The partnership employs a full-time mental health clinician and a recovery coach “working within our communities to deal with the lasting and powerful effects of the opioid crisis.”
He noted that the same group, using a grant from the state Department of Mental Health, partnered in establishing a jail diversion program, designed “to divert those with underlying mental health issues.”
Deborah Garfield, director of clinical services for Eliot Community Health Services, anchors the program. “Our role is to provide outreach, support, and referral sources to help people avoid the criminal justice system and get help for mental health or substance abuse issues,” she explained.
The usual process, she related, is for someone to file a complaint with police, who then assess whether the individual warrants a referral. Several local officers are familiar with the diversion program and its staff, she said, and all have been trained in crisis intervention.
“We work closely with the Communities for Restorative Justice to provide another avenue for the victims of crime to have a voice after being victimized,” Bongiorno continued. “The offender tries to repair harm done to the community in a circle that includes the victim and facilitators,” who develop and oversee requirements for an alternative to court sentencing.

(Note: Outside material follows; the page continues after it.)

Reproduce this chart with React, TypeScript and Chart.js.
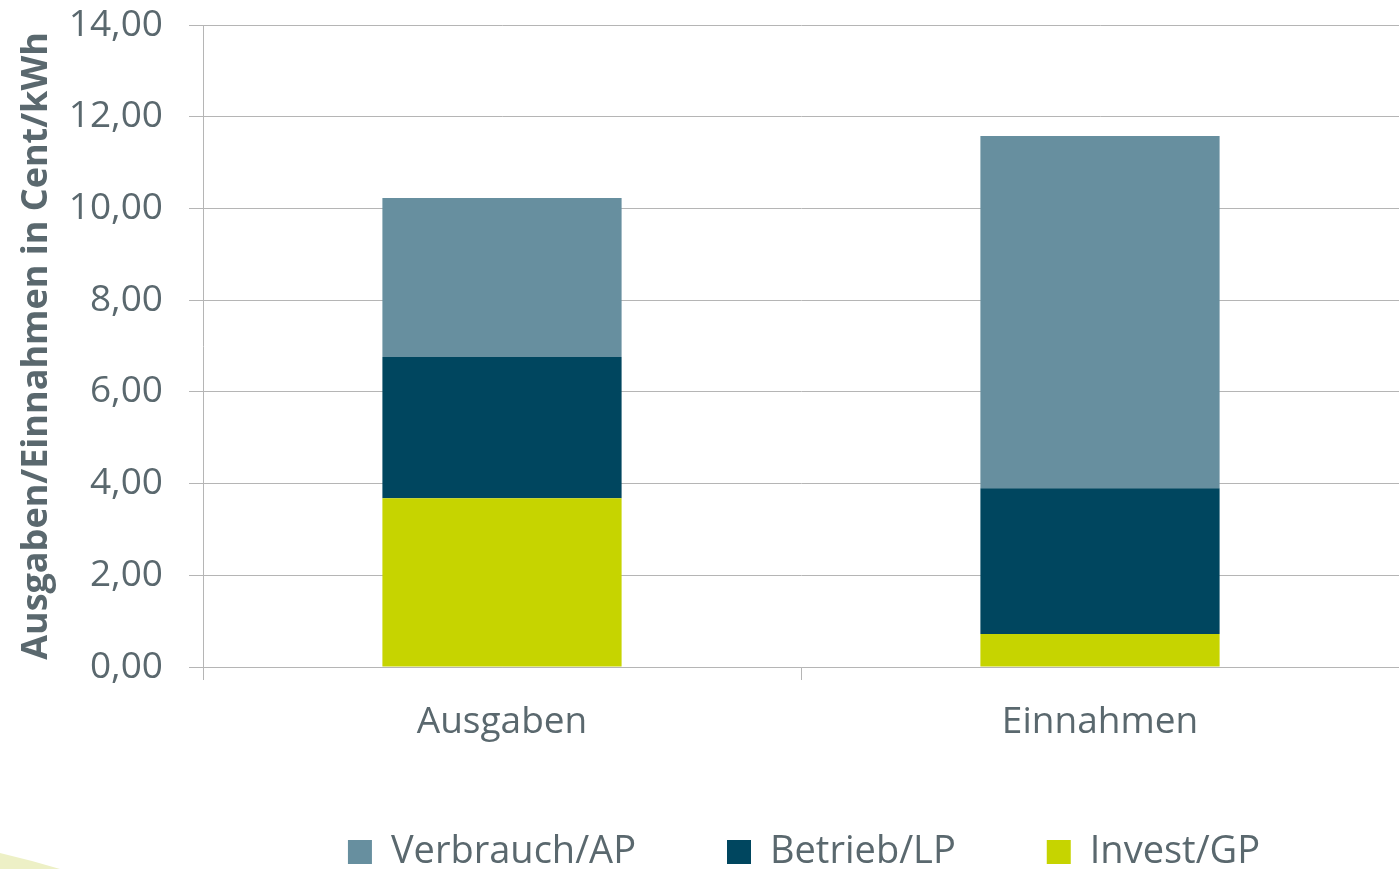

The chief said he was first exposed to the practice as a Concord police patrolman in 1991. “It was really outside the box. I was resistant at first but I had a different experience when actually exposed to restorative justice.” Now victims are recommending it when asked about options.” And “restorative justice is a tenet of policing that is embedded in the values of each of our police officers.”
“We also partner with District Attorney Marian Ryan for a youth diversion program and collaborate on restorative justice cases and a host of other initiatives, and with Sheriff Peter Koutoujian on Regional Safe Keep, a data-driven justice project,” Bongiorno said.
Also in the works with the sheriff’s office is “a county-wide restoration center, “where we can divert those high-risk high utilizers away from the emergency rooms into a one-stop center. I’m honored to sit on a county-wide commission for this new initiative.”
The chief explained the department’s relationship with NEMLEC, the Northeastern Massachusetts Law Enforcement Council, a consortium that provides officers or other resources not available to a small community.
Officers from NEMLEC agencies – more than 60 cities and towns — can be available during an event that requires additional police services. All surrounding towns are affiliated. “The local chief is empowered to make those decisions, and the chief knows the community better than anybody,” Chief Bongiorno stressed.
NEMLEC is often identified with weapons and tactics, but it’s much more, Bongiorno said. “It responds to human situations – a bomb threat in a school, a suicide, missing person. The reason why we might need [NEMLEC] is that our officers don’t have the level of training for a high-risk situation, like a hostage situation or a man with a gun. We want that expertise to defuse that situation.”
Since he began in Bedford, the chief said, NEMLEC has been called for assistance three times – all for help finding persons reported missing. Meanwhile, a NEMLEC-trained Bedford officer spent two hours successfully de-escalating a potential crisis in an apartment involving a knife.